# DATA BLOCK
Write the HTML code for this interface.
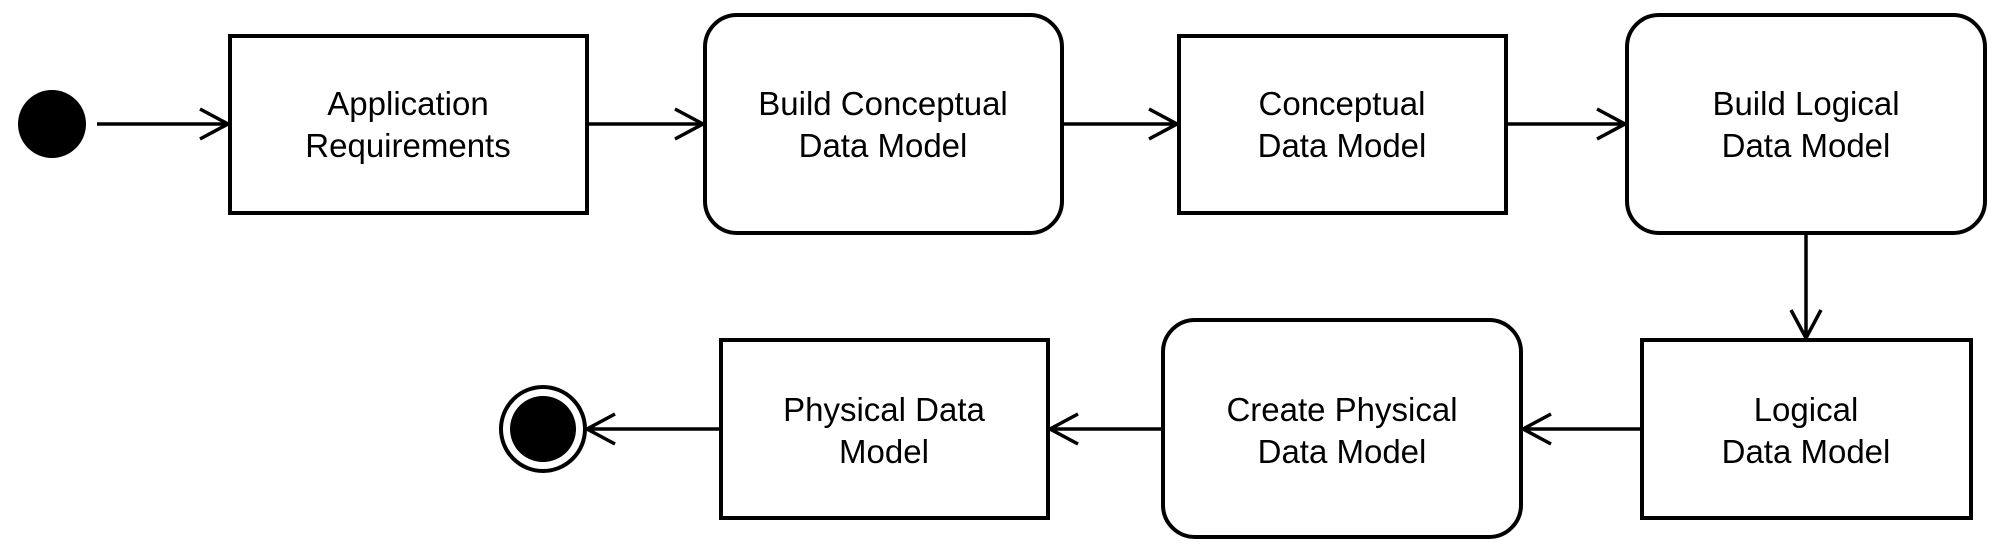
<!DOCTYPE html>
<html><head><meta charset="utf-8"><style>
html,body{margin:0;padding:0;background:#fff;}
svg{display:block;}
text{font-family:"Liberation Sans",sans-serif;font-size:33px;fill:#000;text-anchor:middle;}
</style></head><body>
<svg width="1999" height="558" viewBox="0 0 1999 558" xmlns="http://www.w3.org/2000/svg">
<g fill="#fff" stroke="#000" stroke-width="4">
<rect x="230" y="36" width="357" height="177"/>
<rect x="705" y="15" width="357" height="218" rx="32"/>
<rect x="1179" y="36" width="327" height="177"/>
<rect x="1627" y="15" width="358" height="218" rx="32"/>
<rect x="1642" y="340" width="329" height="178"/>
<rect x="1163" y="320" width="358" height="217" rx="32"/>
<rect x="721" y="340" width="327" height="178"/>
</g>
<circle cx="52" cy="124" r="34" fill="#000"/>
<circle cx="543" cy="429" r="42" fill="#fff" stroke="#000" stroke-width="4"/>
<circle cx="543" cy="429" r="33" fill="#000"/>
<g fill="none" stroke="#000" stroke-width="3.5">
<path d="M97 124H228M200 109L228 124L200 139"/>
<path d="M588 124H703M675 109L703 124L675 139"/>
<path d="M1063 124H1177M1149 109L1177 124L1149 139"/>
<path d="M1507 124H1625M1597 109L1625 124L1597 139"/>
<path d="M1806 233V338M1791 310L1806 338L1821 310"/>
<path d="M1641 429H1523M1551 414L1523 429L1551 444"/>
<path d="M1162 429H1050M1078 414L1050 429L1078 444"/>
<path d="M720 429H587M615 414L587 429L615 444"/>
</g>
<text x="408" y="115">Application</text><text x="408" y="157">Requirements</text>
<text x="883" y="115">Build Conceptual</text><text x="883" y="157">Data Model</text>
<text x="1342" y="115">Conceptual</text><text x="1342" y="157">Data Model</text>
<text x="1806" y="115">Build Logical</text><text x="1806" y="157">Data Model</text>
<text x="1806" y="421">Logical</text><text x="1806" y="463">Data Model</text>
<text x="1342" y="421">Create Physical</text><text x="1342" y="463">Data Model</text>
<text x="884" y="421">Physical Data</text><text x="884" y="463">Model</text>
</svg>
</body></html>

# WRITTEN TASK
Quote all the lines above exactly as given. Do not include the pictures.

# CORRECT RESPONSE
Write the HTML code for this interface.
<!DOCTYPE html>
<html><head><meta charset="utf-8"><style>
html,body{margin:0;padding:0;background:#fff;}
svg{display:block;}
text{font-family:"Liberation Sans",sans-serif;font-size:33px;fill:#000;text-anchor:middle;}
</style></head><body>
<svg width="1999" height="558" viewBox="0 0 1999 558" xmlns="http://www.w3.org/2000/svg">
<g fill="#fff" stroke="#000" stroke-width="4">
<rect x="230" y="36" width="357" height="177"/>
<rect x="705" y="15" width="357" height="218" rx="32"/>
<rect x="1179" y="36" width="327" height="177"/>
<rect x="1627" y="15" width="358" height="218" rx="32"/>
<rect x="1642" y="340" width="329" height="178"/>
<rect x="1163" y="320" width="358" height="217" rx="32"/>
<rect x="721" y="340" width="327" height="178"/>
</g>
<circle cx="52" cy="124" r="34" fill="#000"/>
<circle cx="543" cy="429" r="42" fill="#fff" stroke="#000" stroke-width="4"/>
<circle cx="543" cy="429" r="33" fill="#000"/>
<g fill="none" stroke="#000" stroke-width="3.5">
<path d="M97 124H228M200 109L228 124L200 139"/>
<path d="M588 124H703M675 109L703 124L675 139"/>
<path d="M1063 124H1177M1149 109L1177 124L1149 139"/>
<path d="M1507 124H1625M1597 109L1625 124L1597 139"/>
<path d="M1806 233V338M1791 310L1806 338L1821 310"/>
<path d="M1641 429H1523M1551 414L1523 429L1551 444"/>
<path d="M1162 429H1050M1078 414L1050 429L1078 444"/>
<path d="M720 429H587M615 414L587 429L615 444"/>
</g>
<text x="408" y="115">Application</text><text x="408" y="157">Requirements</text>
<text x="883" y="115">Build Conceptual</text><text x="883" y="157">Data Model</text>
<text x="1342" y="115">Conceptual</text><text x="1342" y="157">Data Model</text>
<text x="1806" y="115">Build Logical</text><text x="1806" y="157">Data Model</text>
<text x="1806" y="421">Logical</text><text x="1806" y="463">Data Model</text>
<text x="1342" y="421">Create Physical</text><text x="1342" y="463">Data Model</text>
<text x="884" y="421">Physical Data</text><text x="884" y="463">Model</text>
</svg>
</body></html>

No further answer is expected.